### DIRECTION
Return the lines from the one with "Generate a LaTeX" through the one with "(karoserie) at (593,355)", exactly as they appear and with no pictures.

### LISTED RECORDS
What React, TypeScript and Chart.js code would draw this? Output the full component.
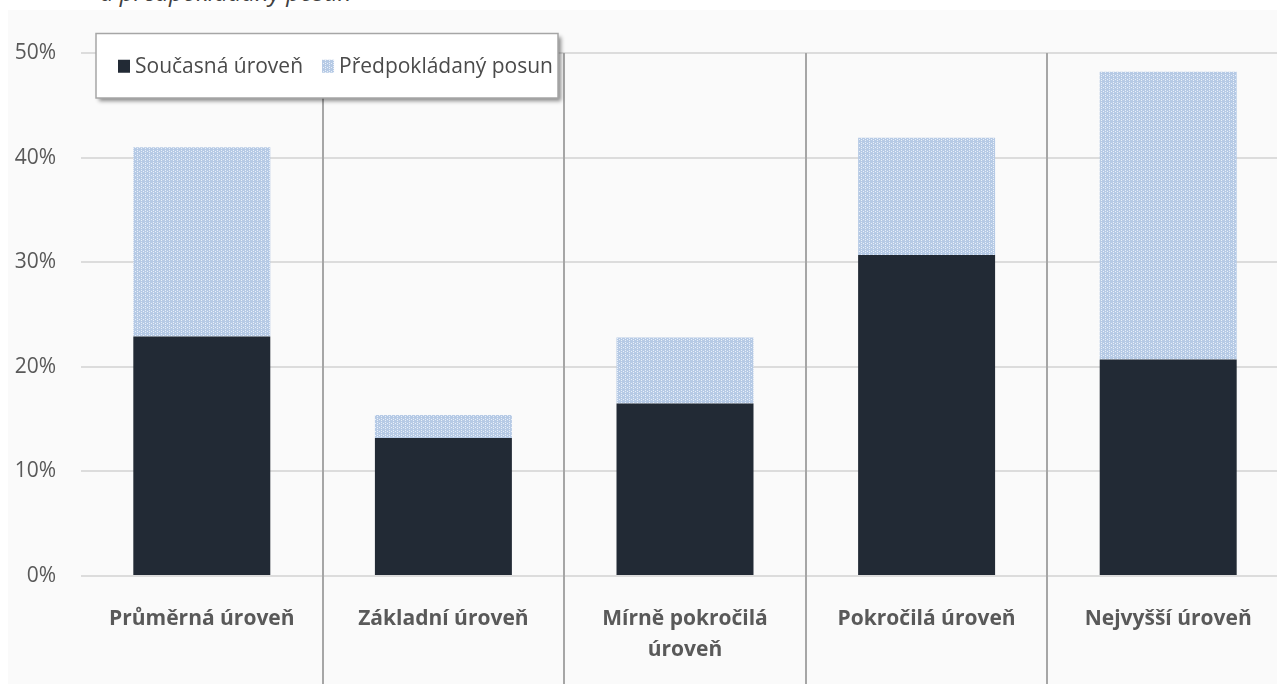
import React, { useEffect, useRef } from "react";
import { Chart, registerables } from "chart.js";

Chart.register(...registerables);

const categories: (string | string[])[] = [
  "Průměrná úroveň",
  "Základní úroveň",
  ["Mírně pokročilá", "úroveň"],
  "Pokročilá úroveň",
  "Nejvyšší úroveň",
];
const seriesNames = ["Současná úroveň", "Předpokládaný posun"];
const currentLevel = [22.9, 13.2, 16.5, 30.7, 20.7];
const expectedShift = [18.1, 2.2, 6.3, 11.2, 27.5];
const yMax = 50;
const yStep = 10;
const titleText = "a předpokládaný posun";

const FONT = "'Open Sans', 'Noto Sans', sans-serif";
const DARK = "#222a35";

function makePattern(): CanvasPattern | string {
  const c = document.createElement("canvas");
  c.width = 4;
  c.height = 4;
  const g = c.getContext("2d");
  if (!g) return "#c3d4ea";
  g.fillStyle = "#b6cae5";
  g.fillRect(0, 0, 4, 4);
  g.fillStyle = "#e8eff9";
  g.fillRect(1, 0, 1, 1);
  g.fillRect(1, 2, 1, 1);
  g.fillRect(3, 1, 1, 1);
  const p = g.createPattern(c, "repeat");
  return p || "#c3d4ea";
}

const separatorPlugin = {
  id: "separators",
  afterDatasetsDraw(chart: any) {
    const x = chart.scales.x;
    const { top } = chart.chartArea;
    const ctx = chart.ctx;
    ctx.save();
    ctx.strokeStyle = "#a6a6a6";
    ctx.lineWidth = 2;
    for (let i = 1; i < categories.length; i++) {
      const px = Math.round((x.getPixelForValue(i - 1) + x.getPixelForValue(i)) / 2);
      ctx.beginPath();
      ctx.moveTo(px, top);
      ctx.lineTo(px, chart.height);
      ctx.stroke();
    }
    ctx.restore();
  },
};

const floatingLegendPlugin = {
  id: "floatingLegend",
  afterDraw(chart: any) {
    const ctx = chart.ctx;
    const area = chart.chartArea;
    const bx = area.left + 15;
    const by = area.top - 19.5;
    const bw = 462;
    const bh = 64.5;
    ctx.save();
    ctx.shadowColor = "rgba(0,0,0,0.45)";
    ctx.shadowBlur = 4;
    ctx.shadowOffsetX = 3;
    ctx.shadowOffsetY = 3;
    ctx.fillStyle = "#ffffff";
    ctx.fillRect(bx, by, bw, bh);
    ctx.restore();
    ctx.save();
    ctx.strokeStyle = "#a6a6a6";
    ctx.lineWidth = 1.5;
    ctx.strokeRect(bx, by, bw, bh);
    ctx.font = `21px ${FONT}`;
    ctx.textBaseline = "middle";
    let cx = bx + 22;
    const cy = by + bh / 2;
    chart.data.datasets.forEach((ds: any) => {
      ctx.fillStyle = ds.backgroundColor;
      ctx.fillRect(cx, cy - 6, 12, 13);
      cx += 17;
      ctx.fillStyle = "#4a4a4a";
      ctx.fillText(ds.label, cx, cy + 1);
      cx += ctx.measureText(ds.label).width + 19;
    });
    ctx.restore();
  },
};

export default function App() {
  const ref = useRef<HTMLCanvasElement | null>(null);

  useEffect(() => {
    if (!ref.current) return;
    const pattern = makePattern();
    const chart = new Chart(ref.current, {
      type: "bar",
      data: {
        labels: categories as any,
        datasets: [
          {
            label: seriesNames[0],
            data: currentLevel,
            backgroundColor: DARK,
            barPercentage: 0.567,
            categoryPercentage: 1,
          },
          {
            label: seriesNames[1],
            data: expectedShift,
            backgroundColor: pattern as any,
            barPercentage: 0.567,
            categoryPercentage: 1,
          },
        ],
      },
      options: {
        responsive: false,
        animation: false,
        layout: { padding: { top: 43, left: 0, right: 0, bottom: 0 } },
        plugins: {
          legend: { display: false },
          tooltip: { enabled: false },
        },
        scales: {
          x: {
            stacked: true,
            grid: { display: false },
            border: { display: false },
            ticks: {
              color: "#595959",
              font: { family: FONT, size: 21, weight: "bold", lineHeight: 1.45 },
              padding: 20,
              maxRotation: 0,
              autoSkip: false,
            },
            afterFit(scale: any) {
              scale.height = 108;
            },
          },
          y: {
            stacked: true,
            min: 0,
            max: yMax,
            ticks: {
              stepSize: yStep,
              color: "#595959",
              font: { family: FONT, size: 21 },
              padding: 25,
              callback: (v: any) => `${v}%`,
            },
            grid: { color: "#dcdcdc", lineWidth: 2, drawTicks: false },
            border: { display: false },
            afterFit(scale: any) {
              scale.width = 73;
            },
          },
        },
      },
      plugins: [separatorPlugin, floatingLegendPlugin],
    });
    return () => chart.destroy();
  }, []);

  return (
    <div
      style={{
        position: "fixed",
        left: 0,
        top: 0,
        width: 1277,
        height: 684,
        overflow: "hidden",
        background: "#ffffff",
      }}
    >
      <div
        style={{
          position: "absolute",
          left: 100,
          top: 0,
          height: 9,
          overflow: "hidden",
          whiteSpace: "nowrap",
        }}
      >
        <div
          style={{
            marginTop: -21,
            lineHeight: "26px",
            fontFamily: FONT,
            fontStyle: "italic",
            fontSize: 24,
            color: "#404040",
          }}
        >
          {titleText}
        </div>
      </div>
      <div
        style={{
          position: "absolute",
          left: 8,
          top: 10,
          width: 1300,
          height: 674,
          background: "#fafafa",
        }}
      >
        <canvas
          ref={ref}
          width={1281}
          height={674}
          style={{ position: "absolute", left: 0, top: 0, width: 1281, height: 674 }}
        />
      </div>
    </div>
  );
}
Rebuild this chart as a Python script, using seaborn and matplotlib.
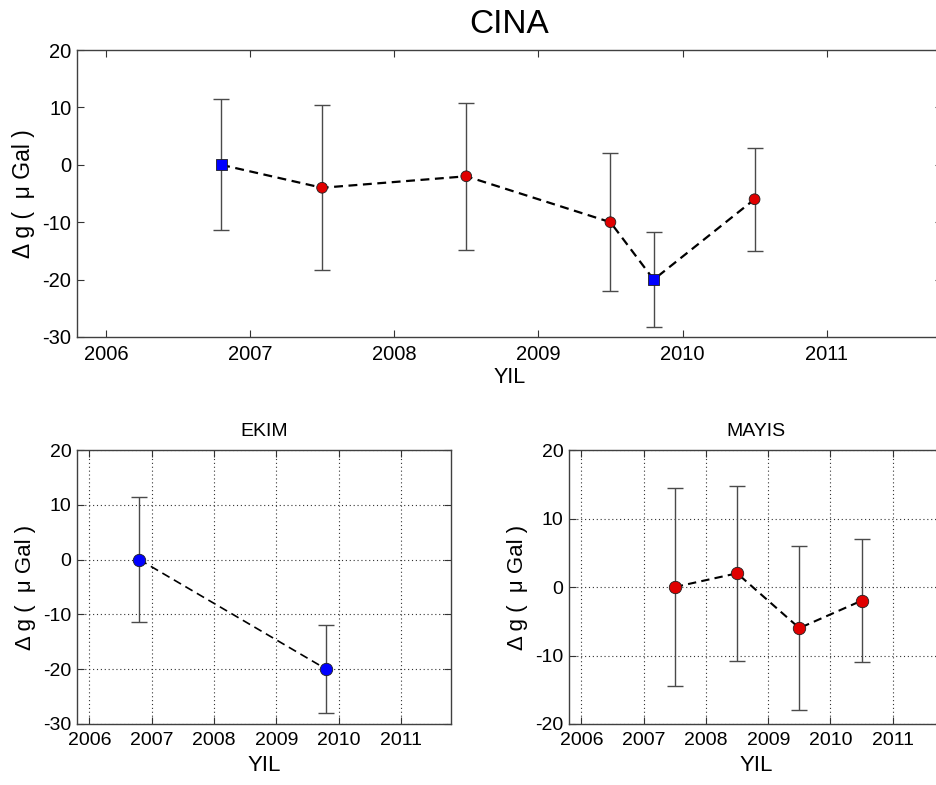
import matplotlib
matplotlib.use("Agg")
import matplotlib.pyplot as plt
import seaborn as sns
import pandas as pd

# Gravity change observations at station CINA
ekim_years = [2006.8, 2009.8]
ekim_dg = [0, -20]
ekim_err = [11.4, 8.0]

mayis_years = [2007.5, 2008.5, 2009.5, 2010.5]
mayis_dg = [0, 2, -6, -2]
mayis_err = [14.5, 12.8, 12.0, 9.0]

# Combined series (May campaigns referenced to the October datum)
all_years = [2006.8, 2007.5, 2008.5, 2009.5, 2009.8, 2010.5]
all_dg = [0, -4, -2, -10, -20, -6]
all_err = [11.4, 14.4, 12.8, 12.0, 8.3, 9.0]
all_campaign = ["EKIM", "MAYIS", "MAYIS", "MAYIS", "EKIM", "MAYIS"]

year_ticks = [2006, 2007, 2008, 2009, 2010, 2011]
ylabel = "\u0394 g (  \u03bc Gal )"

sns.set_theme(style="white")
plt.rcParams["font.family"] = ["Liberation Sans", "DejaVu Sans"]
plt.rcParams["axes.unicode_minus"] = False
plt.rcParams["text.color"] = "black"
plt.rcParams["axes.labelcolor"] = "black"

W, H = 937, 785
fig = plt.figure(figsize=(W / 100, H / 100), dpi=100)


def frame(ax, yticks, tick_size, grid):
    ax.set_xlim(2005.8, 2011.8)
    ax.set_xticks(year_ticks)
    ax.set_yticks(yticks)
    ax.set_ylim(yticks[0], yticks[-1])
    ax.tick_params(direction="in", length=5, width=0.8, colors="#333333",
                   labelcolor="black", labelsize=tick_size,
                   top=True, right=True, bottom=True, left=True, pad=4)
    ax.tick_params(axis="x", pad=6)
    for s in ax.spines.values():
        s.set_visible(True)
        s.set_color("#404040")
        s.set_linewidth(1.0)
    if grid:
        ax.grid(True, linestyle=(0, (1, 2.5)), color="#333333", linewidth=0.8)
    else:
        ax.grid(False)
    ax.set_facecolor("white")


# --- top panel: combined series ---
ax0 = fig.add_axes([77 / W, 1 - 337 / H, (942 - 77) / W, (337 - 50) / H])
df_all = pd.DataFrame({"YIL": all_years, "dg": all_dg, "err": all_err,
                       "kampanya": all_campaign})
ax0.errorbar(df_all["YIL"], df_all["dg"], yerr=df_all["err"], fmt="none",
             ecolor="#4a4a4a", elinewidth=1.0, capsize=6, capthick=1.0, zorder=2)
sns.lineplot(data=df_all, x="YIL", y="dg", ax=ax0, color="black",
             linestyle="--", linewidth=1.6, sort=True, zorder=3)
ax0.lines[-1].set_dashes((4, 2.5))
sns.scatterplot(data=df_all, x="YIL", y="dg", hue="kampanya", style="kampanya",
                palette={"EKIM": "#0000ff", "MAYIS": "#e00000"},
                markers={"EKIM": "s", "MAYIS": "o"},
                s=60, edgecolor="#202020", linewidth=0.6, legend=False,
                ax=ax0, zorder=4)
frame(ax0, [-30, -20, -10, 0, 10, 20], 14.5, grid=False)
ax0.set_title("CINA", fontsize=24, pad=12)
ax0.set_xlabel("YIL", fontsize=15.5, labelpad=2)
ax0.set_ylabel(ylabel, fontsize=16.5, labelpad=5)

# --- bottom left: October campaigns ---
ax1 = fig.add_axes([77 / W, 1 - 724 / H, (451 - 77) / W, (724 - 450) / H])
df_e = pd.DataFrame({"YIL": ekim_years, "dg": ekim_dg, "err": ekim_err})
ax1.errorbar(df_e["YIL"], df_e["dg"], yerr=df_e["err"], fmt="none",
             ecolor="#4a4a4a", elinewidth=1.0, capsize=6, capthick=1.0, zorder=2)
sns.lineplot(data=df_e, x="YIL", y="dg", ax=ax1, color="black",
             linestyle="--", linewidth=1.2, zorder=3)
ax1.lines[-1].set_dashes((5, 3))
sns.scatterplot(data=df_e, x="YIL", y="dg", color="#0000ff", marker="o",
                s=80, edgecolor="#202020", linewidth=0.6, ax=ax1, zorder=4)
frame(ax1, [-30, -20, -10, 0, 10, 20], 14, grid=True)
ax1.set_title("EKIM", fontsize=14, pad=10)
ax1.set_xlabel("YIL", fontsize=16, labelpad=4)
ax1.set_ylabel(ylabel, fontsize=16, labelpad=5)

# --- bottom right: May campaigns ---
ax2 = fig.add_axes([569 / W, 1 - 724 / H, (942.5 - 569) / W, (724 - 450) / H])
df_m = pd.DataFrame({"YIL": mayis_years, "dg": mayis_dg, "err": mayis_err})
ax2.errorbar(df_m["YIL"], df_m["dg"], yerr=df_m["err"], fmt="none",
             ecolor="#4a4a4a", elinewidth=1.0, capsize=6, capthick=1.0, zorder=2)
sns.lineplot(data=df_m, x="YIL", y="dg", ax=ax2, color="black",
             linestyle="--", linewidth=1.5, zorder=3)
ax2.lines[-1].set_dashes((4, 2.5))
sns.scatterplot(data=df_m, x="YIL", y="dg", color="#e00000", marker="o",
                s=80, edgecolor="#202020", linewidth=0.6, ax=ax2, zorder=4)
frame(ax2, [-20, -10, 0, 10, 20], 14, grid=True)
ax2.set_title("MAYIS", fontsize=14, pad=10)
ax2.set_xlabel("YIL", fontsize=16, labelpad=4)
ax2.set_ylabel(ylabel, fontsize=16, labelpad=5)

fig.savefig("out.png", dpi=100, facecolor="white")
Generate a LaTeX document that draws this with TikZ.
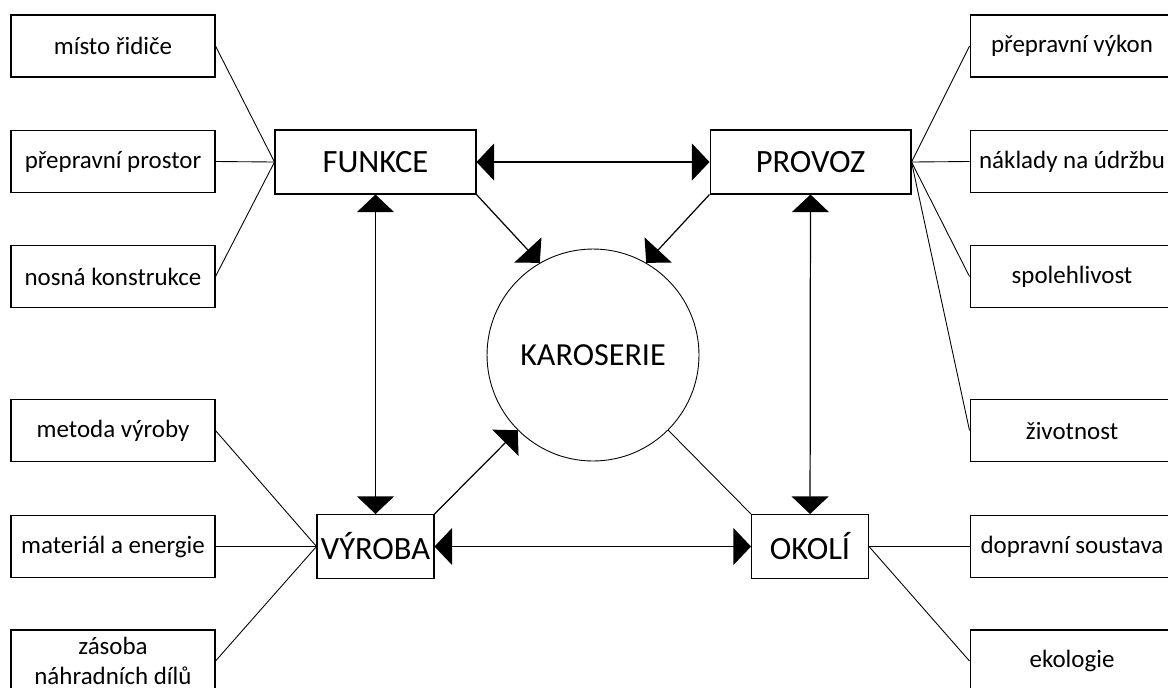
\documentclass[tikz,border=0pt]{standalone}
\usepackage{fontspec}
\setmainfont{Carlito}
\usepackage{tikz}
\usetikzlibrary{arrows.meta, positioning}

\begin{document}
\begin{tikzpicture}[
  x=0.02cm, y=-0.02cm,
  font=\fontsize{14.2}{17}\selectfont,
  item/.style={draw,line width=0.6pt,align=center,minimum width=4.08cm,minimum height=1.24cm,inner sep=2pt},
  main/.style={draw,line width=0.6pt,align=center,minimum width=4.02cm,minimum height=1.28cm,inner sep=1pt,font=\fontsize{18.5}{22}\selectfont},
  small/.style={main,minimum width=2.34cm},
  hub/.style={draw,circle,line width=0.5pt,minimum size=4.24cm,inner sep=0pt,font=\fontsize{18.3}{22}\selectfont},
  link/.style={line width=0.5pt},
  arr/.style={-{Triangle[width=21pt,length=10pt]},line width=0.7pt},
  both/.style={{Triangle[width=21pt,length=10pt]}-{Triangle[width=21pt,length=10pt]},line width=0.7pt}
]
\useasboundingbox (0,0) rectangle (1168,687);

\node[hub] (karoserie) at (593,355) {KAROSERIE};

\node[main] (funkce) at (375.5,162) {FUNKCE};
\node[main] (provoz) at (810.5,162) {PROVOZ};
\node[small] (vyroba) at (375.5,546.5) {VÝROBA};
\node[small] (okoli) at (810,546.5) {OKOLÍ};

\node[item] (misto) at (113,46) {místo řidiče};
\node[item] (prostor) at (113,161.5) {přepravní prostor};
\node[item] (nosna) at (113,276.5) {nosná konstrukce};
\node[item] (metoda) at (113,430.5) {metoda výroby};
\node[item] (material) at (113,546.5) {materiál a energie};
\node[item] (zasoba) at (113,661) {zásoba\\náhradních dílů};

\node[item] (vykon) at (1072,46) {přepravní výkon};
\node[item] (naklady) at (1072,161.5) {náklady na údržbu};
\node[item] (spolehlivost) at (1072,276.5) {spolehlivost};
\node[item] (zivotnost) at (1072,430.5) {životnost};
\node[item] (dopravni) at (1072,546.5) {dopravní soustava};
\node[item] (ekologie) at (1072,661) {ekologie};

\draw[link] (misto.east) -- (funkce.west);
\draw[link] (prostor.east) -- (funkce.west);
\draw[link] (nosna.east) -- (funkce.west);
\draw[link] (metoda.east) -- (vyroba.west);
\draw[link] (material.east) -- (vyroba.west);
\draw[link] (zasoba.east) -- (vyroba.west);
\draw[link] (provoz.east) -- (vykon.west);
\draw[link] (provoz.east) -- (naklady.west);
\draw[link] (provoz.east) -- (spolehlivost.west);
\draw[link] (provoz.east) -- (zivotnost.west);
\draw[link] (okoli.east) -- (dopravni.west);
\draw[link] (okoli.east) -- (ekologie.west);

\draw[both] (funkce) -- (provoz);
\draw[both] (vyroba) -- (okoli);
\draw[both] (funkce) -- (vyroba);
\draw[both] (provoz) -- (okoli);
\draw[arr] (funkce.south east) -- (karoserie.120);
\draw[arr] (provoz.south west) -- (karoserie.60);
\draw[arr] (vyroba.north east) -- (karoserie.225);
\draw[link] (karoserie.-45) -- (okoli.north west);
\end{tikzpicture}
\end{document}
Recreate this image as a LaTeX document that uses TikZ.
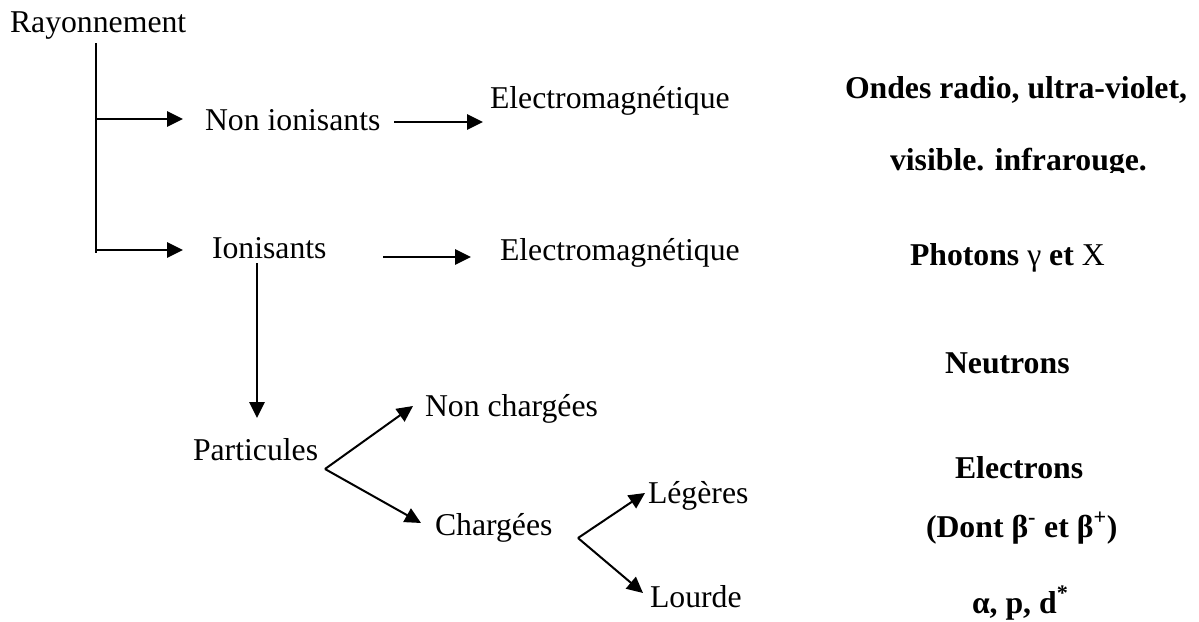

### EXERCISE RESULT
Generate a LaTeX document that draws this with TikZ.
\documentclass[tikz,border=0pt]{standalone}
\usepackage{fontspec}
\setmainfont{Carlito}
\usepackage{tikz}
\usetikzlibrary{arrows.meta, positioning}

\begin{document}
\begin{tikzpicture}[
  x=0.02cm, y=-0.02cm,
  font=\fontsize{14.2}{17}\selectfont,
  item/.style={draw,line width=0.6pt,align=center,minimum width=4.08cm,minimum height=1.24cm,inner sep=2pt},
  main/.style={draw,line width=0.6pt,align=center,minimum width=4.02cm,minimum height=1.28cm,inner sep=1pt,font=\fontsize{18.5}{22}\selectfont},
  small/.style={main,minimum width=2.34cm},
  hub/.style={draw,circle,line width=0.5pt,minimum size=4.24cm,inner sep=0pt,font=\fontsize{18.3}{22}\selectfont},
  link/.style={line width=0.5pt},
  arr/.style={-{Triangle[width=21pt,length=10pt]},line width=0.7pt},
  both/.style={{Triangle[width=21pt,length=10pt]}-{Triangle[width=21pt,length=10pt]},line width=0.7pt}
]
\useasboundingbox (0,0) rectangle (1168,687);

\node[hub] (karoserie) at (593,355) {KAROSERIE};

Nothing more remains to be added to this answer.